● **THE PROBLEM**: Start at the line containing "Emit a Python", stop at the line containing "nuc_total = nuc_total_half", and set down every line in that stretch exactly as written, and nothing else.

● **SUPPLIED INFORMATION**:
--- Begin ---
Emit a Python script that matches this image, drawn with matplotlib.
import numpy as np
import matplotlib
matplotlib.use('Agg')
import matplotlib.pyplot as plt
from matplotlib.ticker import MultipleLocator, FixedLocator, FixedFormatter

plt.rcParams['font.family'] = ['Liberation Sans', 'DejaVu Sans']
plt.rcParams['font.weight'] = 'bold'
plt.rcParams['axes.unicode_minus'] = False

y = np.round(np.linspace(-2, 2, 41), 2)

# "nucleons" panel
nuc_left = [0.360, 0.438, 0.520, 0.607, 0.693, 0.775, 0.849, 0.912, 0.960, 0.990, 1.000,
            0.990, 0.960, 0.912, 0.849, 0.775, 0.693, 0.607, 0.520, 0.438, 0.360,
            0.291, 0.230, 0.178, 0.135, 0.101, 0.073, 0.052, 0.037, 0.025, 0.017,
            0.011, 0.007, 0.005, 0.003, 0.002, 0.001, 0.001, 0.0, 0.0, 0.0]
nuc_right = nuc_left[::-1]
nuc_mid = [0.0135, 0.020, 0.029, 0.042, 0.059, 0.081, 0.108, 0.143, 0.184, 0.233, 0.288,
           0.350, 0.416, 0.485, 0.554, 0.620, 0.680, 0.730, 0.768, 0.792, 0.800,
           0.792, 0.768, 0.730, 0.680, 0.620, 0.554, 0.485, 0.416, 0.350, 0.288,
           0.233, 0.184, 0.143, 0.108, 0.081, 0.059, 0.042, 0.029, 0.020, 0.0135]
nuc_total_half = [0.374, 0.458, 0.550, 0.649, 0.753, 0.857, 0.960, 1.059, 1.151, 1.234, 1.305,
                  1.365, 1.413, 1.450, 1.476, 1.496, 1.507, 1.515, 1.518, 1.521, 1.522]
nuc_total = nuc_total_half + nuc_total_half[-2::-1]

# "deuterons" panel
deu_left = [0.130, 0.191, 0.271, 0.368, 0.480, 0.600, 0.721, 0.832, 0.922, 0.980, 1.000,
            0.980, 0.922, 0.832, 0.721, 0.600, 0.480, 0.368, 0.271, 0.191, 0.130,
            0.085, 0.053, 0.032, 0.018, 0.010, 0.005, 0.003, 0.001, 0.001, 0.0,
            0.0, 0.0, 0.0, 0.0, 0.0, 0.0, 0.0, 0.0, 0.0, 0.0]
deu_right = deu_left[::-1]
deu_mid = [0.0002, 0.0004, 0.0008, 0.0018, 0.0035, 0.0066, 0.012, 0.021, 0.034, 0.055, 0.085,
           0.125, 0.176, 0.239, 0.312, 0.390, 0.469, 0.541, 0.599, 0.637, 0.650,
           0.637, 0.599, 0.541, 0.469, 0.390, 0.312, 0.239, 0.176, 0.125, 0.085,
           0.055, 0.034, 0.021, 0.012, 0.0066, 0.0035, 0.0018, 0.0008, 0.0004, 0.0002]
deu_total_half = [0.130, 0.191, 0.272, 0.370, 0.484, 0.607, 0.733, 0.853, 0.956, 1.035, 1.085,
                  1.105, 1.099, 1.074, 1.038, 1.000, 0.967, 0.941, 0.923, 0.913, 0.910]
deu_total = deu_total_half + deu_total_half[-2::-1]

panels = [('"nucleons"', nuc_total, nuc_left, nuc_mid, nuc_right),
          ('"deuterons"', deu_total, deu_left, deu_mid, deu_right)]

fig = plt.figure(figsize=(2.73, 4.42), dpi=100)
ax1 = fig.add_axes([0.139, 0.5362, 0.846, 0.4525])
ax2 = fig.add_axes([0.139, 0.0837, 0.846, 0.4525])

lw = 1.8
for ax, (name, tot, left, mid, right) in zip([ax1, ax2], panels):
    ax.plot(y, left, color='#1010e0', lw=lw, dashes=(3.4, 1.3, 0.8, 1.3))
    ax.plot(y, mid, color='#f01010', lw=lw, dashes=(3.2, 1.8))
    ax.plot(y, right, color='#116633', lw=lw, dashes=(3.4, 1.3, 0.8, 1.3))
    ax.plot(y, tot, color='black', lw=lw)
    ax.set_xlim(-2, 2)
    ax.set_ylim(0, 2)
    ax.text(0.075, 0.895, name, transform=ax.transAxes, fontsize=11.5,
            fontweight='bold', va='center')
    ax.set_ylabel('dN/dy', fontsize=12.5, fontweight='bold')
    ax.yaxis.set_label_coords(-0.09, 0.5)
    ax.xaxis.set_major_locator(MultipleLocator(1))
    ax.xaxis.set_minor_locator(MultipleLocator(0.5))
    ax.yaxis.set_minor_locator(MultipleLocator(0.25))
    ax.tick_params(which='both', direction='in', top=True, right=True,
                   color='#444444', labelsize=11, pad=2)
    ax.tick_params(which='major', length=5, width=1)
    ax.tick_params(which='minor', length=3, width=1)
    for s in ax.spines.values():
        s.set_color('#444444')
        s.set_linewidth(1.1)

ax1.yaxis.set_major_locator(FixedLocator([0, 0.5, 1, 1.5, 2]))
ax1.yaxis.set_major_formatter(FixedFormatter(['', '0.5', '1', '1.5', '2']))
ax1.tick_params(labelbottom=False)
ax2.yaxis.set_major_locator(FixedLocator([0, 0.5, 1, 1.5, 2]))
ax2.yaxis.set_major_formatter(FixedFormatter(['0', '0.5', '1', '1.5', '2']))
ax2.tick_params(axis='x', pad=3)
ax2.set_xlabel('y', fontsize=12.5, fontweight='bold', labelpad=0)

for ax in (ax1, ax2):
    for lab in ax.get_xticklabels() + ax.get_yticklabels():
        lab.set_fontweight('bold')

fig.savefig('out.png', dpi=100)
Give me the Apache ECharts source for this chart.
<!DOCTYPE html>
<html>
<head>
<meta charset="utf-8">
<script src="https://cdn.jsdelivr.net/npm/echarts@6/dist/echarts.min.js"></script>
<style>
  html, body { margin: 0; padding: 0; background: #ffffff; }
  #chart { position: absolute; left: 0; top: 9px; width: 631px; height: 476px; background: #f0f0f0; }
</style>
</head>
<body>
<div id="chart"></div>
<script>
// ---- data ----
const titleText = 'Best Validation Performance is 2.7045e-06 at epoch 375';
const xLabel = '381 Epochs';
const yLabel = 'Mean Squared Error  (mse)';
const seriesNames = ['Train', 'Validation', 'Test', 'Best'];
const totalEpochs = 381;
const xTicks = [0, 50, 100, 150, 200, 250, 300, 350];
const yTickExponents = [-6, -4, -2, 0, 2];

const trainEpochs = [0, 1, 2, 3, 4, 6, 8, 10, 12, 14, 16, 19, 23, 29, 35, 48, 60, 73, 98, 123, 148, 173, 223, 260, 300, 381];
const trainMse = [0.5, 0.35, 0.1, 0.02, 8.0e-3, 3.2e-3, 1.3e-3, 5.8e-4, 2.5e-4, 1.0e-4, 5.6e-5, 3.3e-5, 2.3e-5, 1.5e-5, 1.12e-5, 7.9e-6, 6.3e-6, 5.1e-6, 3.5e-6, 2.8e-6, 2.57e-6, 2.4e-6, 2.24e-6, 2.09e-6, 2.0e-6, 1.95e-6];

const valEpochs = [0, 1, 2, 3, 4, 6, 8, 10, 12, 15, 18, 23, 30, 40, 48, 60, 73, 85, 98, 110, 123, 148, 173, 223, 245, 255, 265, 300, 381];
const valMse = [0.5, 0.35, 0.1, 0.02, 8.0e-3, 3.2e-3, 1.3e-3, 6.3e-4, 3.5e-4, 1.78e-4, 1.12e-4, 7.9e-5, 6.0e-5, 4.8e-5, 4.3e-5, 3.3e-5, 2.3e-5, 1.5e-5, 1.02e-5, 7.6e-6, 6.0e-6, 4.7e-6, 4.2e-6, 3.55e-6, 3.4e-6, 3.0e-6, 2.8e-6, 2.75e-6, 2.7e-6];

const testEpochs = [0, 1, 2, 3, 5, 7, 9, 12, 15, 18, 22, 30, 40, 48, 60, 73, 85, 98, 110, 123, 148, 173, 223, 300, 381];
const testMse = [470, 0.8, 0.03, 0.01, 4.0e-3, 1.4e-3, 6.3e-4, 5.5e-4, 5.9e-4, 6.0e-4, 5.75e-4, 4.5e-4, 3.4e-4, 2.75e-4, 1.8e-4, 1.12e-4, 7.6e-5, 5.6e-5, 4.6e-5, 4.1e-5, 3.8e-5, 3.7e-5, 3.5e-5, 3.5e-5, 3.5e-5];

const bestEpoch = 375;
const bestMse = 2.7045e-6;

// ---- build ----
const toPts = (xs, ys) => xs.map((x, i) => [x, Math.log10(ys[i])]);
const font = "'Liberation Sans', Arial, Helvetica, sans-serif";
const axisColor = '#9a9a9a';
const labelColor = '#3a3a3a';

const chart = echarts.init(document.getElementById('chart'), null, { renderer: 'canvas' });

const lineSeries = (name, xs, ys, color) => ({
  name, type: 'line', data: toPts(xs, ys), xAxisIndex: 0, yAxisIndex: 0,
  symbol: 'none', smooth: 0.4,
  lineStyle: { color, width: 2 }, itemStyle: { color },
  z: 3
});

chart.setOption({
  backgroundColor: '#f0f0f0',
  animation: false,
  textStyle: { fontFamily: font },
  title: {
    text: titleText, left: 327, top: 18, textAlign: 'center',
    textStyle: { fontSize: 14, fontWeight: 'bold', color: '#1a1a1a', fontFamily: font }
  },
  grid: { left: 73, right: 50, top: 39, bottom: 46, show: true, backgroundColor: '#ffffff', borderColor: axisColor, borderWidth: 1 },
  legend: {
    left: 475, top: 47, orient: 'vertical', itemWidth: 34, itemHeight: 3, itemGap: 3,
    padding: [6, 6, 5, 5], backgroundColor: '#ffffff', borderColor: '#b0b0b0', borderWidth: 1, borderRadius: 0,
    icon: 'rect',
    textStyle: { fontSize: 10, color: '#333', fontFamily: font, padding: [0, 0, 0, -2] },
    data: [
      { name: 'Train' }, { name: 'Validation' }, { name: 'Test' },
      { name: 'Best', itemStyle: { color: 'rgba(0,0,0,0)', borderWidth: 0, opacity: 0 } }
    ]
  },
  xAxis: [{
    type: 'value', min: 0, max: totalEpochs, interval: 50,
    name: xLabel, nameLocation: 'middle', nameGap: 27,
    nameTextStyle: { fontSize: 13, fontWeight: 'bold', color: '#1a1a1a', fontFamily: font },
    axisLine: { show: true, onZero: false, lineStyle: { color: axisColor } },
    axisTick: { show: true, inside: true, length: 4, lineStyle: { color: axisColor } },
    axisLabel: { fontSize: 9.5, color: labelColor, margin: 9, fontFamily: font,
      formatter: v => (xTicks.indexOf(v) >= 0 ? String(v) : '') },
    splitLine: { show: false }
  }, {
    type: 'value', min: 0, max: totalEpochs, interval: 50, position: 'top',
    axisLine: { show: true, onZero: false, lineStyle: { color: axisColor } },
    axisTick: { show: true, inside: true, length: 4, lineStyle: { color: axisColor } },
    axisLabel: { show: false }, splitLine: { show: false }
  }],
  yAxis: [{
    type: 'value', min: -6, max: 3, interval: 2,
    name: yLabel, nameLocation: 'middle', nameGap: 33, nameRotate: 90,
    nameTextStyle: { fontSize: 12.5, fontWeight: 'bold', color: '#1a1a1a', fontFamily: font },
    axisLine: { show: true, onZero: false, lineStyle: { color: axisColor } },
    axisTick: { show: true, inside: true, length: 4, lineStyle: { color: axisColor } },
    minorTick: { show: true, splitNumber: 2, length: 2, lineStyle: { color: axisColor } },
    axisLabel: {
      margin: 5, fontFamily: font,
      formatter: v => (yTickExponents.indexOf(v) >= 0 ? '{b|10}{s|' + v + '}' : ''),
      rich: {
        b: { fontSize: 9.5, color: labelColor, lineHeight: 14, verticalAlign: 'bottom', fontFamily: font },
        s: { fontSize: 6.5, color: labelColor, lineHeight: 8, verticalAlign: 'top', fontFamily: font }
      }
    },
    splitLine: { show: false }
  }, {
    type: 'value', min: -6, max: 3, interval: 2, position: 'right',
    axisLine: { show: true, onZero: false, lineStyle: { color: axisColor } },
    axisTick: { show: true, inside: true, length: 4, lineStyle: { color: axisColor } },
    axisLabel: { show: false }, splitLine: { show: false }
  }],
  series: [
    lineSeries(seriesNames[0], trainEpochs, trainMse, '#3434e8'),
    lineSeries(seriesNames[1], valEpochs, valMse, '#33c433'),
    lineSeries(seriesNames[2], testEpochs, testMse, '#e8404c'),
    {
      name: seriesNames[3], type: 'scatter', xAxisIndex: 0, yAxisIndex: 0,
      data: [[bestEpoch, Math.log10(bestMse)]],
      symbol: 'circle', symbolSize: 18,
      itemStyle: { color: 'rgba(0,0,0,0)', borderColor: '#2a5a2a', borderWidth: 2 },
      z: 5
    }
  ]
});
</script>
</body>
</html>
--- End ---
--- Begin ---
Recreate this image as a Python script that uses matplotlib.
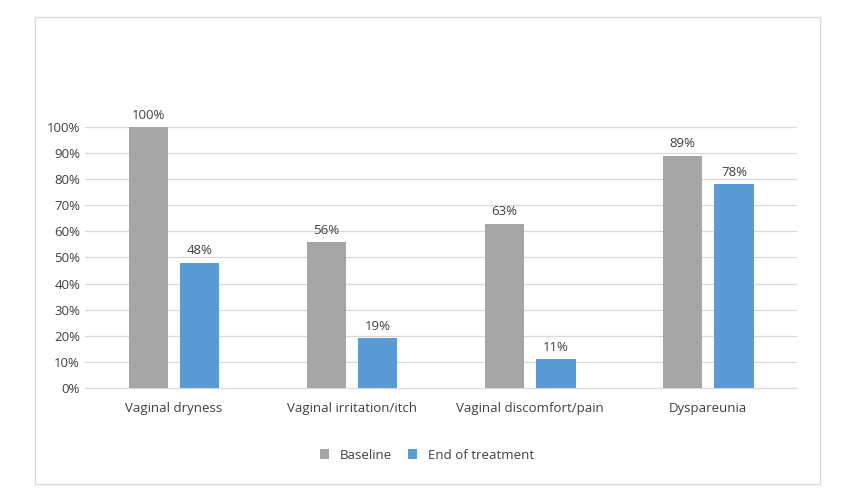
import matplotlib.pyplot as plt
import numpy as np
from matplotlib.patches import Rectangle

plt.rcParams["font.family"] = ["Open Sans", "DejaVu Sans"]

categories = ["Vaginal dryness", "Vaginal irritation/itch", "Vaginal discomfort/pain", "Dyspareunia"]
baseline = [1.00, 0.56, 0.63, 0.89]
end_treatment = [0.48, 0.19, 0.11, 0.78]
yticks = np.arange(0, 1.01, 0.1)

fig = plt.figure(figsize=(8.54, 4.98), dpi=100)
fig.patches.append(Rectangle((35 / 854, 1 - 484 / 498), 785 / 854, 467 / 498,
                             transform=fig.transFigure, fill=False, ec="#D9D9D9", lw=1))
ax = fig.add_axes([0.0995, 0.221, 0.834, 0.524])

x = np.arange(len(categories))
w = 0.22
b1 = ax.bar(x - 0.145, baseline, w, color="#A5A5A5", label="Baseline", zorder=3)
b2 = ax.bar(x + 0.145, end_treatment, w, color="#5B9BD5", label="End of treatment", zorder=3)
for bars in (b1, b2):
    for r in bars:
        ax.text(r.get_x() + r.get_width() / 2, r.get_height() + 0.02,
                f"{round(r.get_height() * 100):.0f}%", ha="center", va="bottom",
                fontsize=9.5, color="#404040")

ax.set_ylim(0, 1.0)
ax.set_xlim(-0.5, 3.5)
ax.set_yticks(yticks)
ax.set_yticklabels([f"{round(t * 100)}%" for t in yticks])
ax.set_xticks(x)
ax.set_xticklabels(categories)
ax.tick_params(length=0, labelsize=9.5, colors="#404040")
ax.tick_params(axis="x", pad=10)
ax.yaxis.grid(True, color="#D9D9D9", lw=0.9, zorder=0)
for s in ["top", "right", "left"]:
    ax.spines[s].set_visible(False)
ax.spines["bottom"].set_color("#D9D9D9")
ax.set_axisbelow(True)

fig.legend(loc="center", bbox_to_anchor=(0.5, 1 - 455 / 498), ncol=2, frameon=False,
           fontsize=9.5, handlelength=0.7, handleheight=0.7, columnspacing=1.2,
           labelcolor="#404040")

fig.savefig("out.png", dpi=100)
--- End ---
--- Begin ---
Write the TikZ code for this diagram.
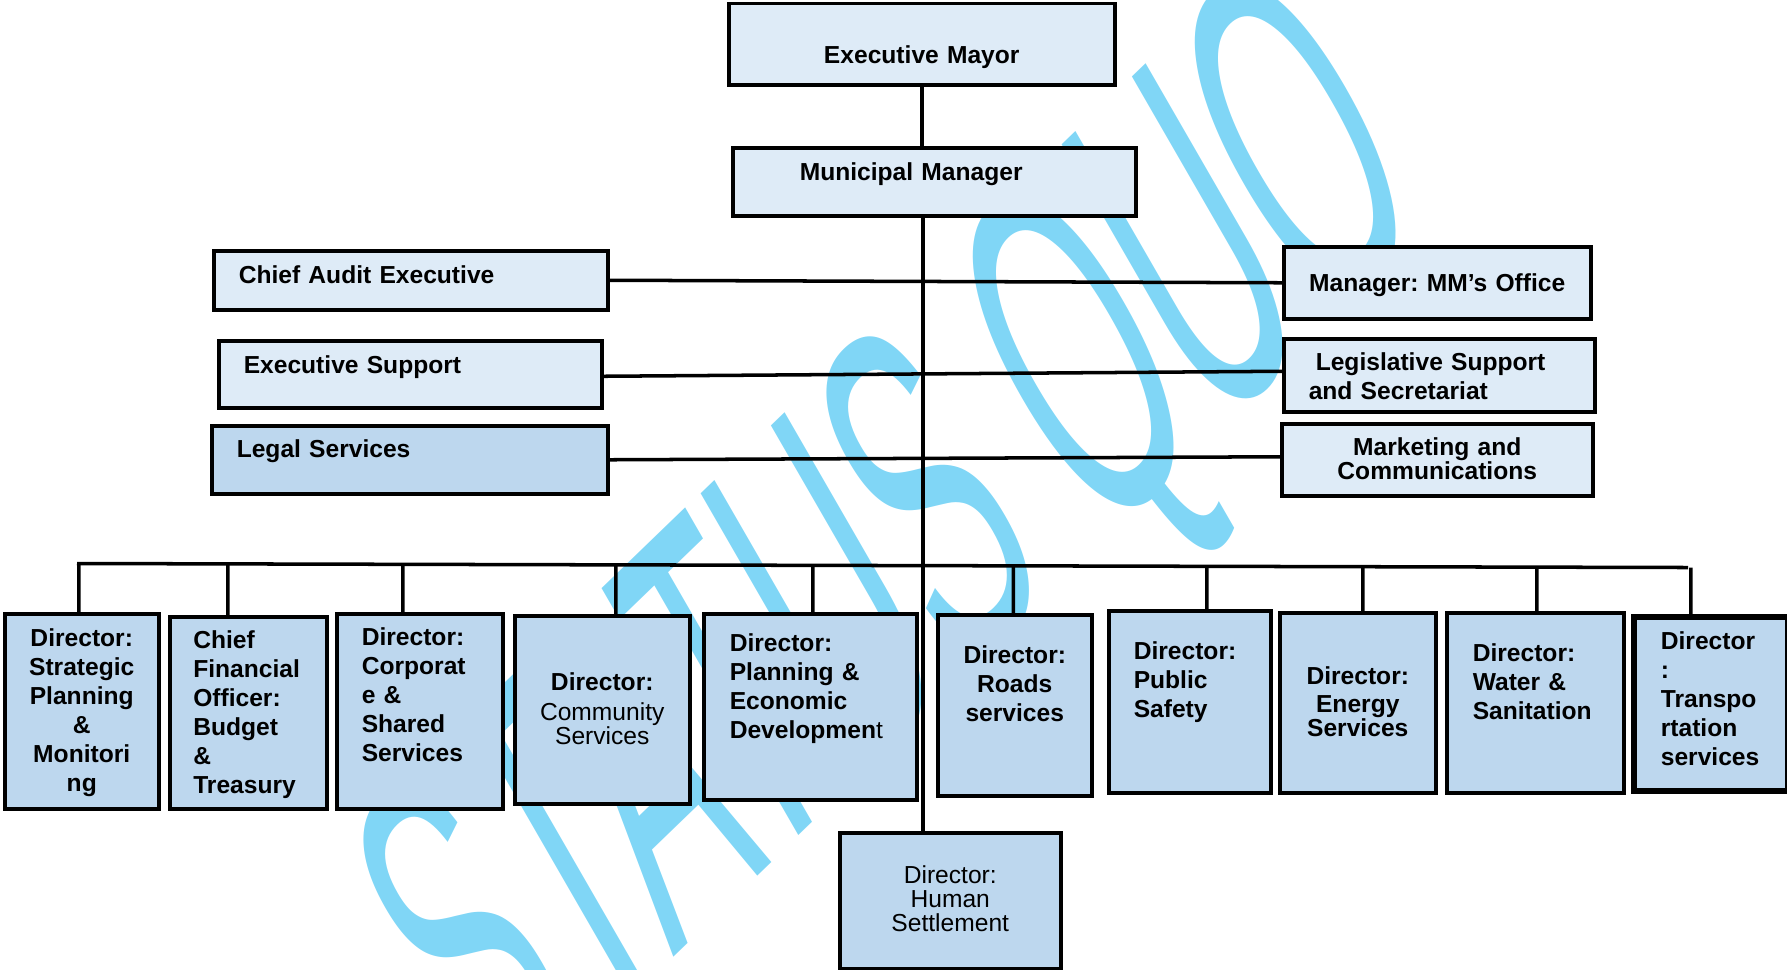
--- End ---
● **EXERCISE RESPONSE**:
Emit a Python script that matches this image, drawn with matplotlib.
import numpy as np
import matplotlib
matplotlib.use('Agg')
import matplotlib.pyplot as plt
from matplotlib.ticker import MultipleLocator, FixedLocator, FixedFormatter

plt.rcParams['font.family'] = ['Liberation Sans', 'DejaVu Sans']
plt.rcParams['font.weight'] = 'bold'
plt.rcParams['axes.unicode_minus'] = False

y = np.round(np.linspace(-2, 2, 41), 2)

# "nucleons" panel
nuc_left = [0.360, 0.438, 0.520, 0.607, 0.693, 0.775, 0.849, 0.912, 0.960, 0.990, 1.000,
            0.990, 0.960, 0.912, 0.849, 0.775, 0.693, 0.607, 0.520, 0.438, 0.360,
            0.291, 0.230, 0.178, 0.135, 0.101, 0.073, 0.052, 0.037, 0.025, 0.017,
            0.011, 0.007, 0.005, 0.003, 0.002, 0.001, 0.001, 0.0, 0.0, 0.0]
nuc_right = nuc_left[::-1]
nuc_mid = [0.0135, 0.020, 0.029, 0.042, 0.059, 0.081, 0.108, 0.143, 0.184, 0.233, 0.288,
           0.350, 0.416, 0.485, 0.554, 0.620, 0.680, 0.730, 0.768, 0.792, 0.800,
           0.792, 0.768, 0.730, 0.680, 0.620, 0.554, 0.485, 0.416, 0.350, 0.288,
           0.233, 0.184, 0.143, 0.108, 0.081, 0.059, 0.042, 0.029, 0.020, 0.0135]
nuc_total_half = [0.374, 0.458, 0.550, 0.649, 0.753, 0.857, 0.960, 1.059, 1.151, 1.234, 1.305,
                  1.365, 1.413, 1.450, 1.476, 1.496, 1.507, 1.515, 1.518, 1.521, 1.522]
nuc_total = nuc_total_half + nuc_total_half[-2::-1]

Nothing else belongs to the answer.